Religion
- Affiliation: Islam

Location
- Location: Multan
- Country: Pakistan
- Interactive map of Ali Muhammad Khan Mosque
- Administration: Punjab Auqaf and Religious Affairs Department
- Coordinates: 30°11′38″N 71°28′24″E﻿ / ﻿30.1937669490077°N 71.4732952686031°E

Architecture
- Type: Mosque
- Style: Mughal architecture
- Established: 1753 A.D. (1171 Hijri
- Minaret: 1

= Ali Muhammad Khan Mosque =

Mosque in Multan, Punjab, Pakistan

Ali Muhammad Khan Mosque, also referred to as Wali Muhammad Mosque, or Masjid Wali Muhammad, is a historic mosque in Multan, Punjab, Pakistan, that is currently under administration of the Auqaf Department.

==History==
Ali Muhammad Khan Mosque was erected in 1753 (1171 Hijri) in the midst of Chowk Bazaar by the then-Multan Governor, Nawab Ali Mohammad Khan Khakwani, during Mughal emperor Alamgir II's reign.
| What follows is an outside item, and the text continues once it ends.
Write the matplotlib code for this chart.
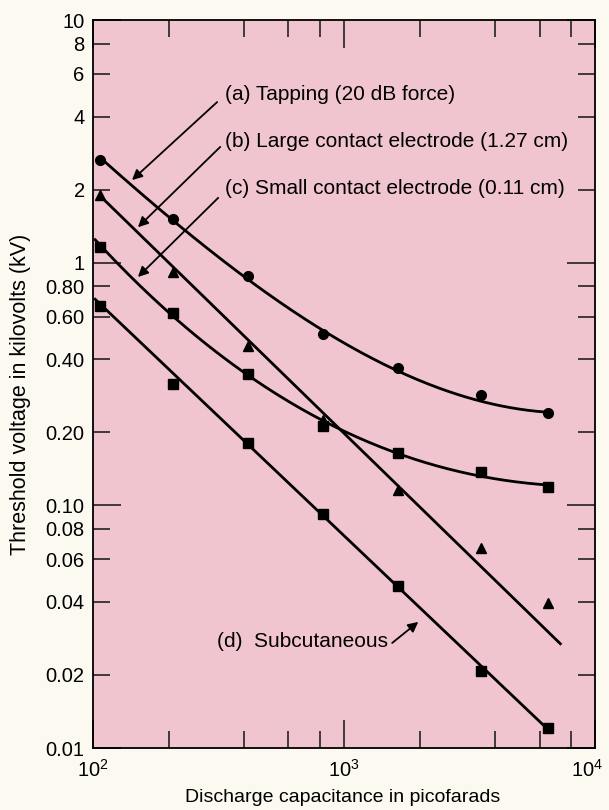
import numpy as np
import matplotlib
matplotlib.use('Agg')
import matplotlib.pyplot as plt
import matplotlib.transforms as mtransforms
from matplotlib.ticker import FixedLocator, FixedFormatter, NullFormatter

plt.rcParams['font.family'] = ['Liberation Sans', 'DejaVu Sans']
plt.rcParams['mathtext.fontset'] = 'custom'
plt.rcParams['mathtext.rm'] = 'Liberation Sans'
plt.rcParams['mathtext.default'] = 'regular'

# discharge capacitance (pF)
cap = [107, 208, 414, 825, 1640, 3500, 6500]

# threshold voltage (kV)
tapping = [2.65, 1.51, 0.88, 0.508, 0.368, 0.285, 0.240]
large_contact = [1.90, 0.916, 0.454, 0.225, 0.116, 0.0668, 0.0396]
small_contact = [1.16, 0.621, 0.348, 0.212, 0.164, 0.137, 0.119]
subcutaneous = [0.663, 0.316, 0.181, 0.0922, 0.0466, 0.0208, 0.0121]

# straight line drawn for (b), end points
large_line_x = [107, 7250]
large_line_y = [1.88, 0.0269]
subcut_fit_mask = [True, False, True, True, True, True, True]
tapping_weights = [1, 1.5, 1.5, 2, 1, 1, 2]

y_minor_vals = [8, 6, 4, 2, 0.8, 0.6, 0.4, 0.2, 0.08, 0.06, 0.04, 0.02]
y_minor_labels = ['8', '6', '4', '2', '0.80', '0.60', '0.40', '0.20',
                  '0.08', '0.06', '0.04', '0.02']
y_major_vals = [10, 1, 0.1, 0.01]
y_major_labels = ['10', '1', '0.10', '0.01']
x_major_vals = [1e2, 1e3, 1e4]
x_major_labels = [r'$10^2$', r'$10^3$', r'$10^4$']
x_minor_vals = [200, 400, 600, 800, 2000, 4000, 6000, 8000]

PINK = '#f1c5d0'
CREAM = '#fbf9f0'

fig = plt.figure(figsize=(6.09, 8.10), dpi=100, facecolor=CREAM)
ax = fig.add_axes([0.1527, 0.0765, 0.825, 0.8988])
ax.set_facecolor(PINK)
ax.set_xscale('log')
ax.set_yscale('log')
ax.set_xlim(1e2, 1e4)
ax.set_ylim(0.01, 10)

lx = np.log10(cap)


def smooth(vals, deg, x0, x1, mask=None, w=None):
    # fitted curve in log-log space
    m = np.ones(len(vals), bool) if mask is None else np.array(mask)
    ww = None if w is None else np.array(w, float)[m]
    p = np.polyfit(lx[m], np.log10(vals)[m], deg, w=ww)
    xs = np.linspace(np.log10(x0), np.log10(x1), 200)
    return 10 ** xs, 10 ** np.polyval(p, xs)


lw = 2.0
x, y = smooth(tapping, 3, 107, 6500, w=tapping_weights)
ax.plot(x, y, color='black', lw=lw)
ax.plot(large_line_x, large_line_y, color='black', lw=lw)
x, y = smooth(small_contact, 3, 102, 6500)
ax.plot(x, y, color='black', lw=lw)
x, y = smooth(subcutaneous, 1, 102, 6500, subcut_fit_mask)
ax.plot(x, y, color='black', lw=lw)

ax.plot(cap, tapping, 'o', color='black', ms=7, clip_on=False)
ax.plot(cap, large_contact, '^', color='black', ms=7, clip_on=False)
ax.plot(cap, small_contact, 's', color='black', ms=6.5, clip_on=False)
ax.plot(cap, subcutaneous, 's', color='black', ms=6.5, clip_on=False)

# annotations
fs = 15
ax.text(336, 4.95, '(a) Tapping (20 dB force)', fontsize=fs, va='center', ha='left')
ax.text(336, 3.17, '(b) Large contact electrode (1.27 cm)', fontsize=fs, va='center', ha='left')
ax.text(336, 2.03, '(c) Small contact electrode (0.11 cm)', fontsize=fs, va='center', ha='left')
ax.text(312, 0.0274, '(d)  Subcutaneous', fontsize=fs, va='center', ha='left')

arrow = dict(arrowstyle='-|>', color='black', lw=1.3, mutation_scale=15, shrinkA=0, shrinkB=0)
ax.annotate('', xy=(143, 2.19), xytext=(312, 4.59), arrowprops=arrow)
ax.annotate('', xy=(151, 1.40), xytext=(321, 3.0), arrowprops=arrow)
ax.annotate('', xy=(151, 0.873), xytext=(315, 1.85), arrowprops=arrow)
ax.annotate('', xy=(1972, 0.0331), xytext=(1552, 0.0271), arrowprops=arrow)

# ticks
ax.xaxis.set_major_locator(FixedLocator(x_major_vals))
ax.xaxis.set_major_formatter(FixedFormatter(x_major_labels))
ax.xaxis.set_minor_locator(FixedLocator(x_minor_vals))
ax.xaxis.set_minor_formatter(NullFormatter())
ax.yaxis.set_major_locator(FixedLocator(y_major_vals))
ax.yaxis.set_major_formatter(FixedFormatter(y_major_labels))
ax.yaxis.set_minor_locator(FixedLocator(y_minor_vals))
ax.yaxis.set_minor_formatter(FixedFormatter(y_minor_labels))

ax.tick_params(which='both', direction='in', top=True, right=True,
               width=1.2, color='#222222', labelsize=14.5)
ax.tick_params(which='major', length=20)
ax.tick_params(which='minor', length=12)
ax.tick_params(axis='y', which='both', pad=6)
ax.tick_params(axis='x', which='both', pad=8)

# nudge the 10^4 label inward so it stays on the page
last = ax.get_xticklabels()[-1]
last.set_transform(last.get_transform() +
                   mtransforms.ScaledTranslation(-8 / 100, 0, fig.dpi_scale_trans))

for s in ax.spines.values():
    s.set_linewidth(1.3)

fig.text(0.033, 1 - 394 / 810, 'Threshold voltage in kilovolts (kV)', rotation=90,
         fontsize=15.5, ha='center', va='center')
fig.text(343 / 609, 1 - 797 / 810, 'Discharge capacitance in picofarads',
         fontsize=14, ha='center', va='center')

fig.savefig('out.png', dpi=100, facecolor=CREAM)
In the era of Sikh governance, the Sikh governor would hold court at the mosque's main entrance, with the Guru Granth Sahib housed in the primary prayer hall.

Following their ascension to power in the subcontinent, the British rulers returned the mosque to the Muslim community during the 19th century. The mosque had been under the management of the Awan family's hereditary custodians for an extended period before the Auqaf Department assumed control in 1960.

==Architecture==
Ali Muhammad Khan Mosque's complex features a small three-bay mosque at one end of a large courtyard, with a significantly larger gatehouse facing it from the opposite side. Both structures are adorned in the late Mughal style with Shah-Jahani cusped arches and floral wall designs. The mosque entrances have shallow muqarnas vaulting. Multan's characteristic blue glazed tiles are sparingly used, primarily on the spandrels of the arches and columns dividing the bays.

The mosque has a Kashigari-style interior design, a large prayer hall, a pool for performing ablutions and bathing, and two resting rooms for worshippers.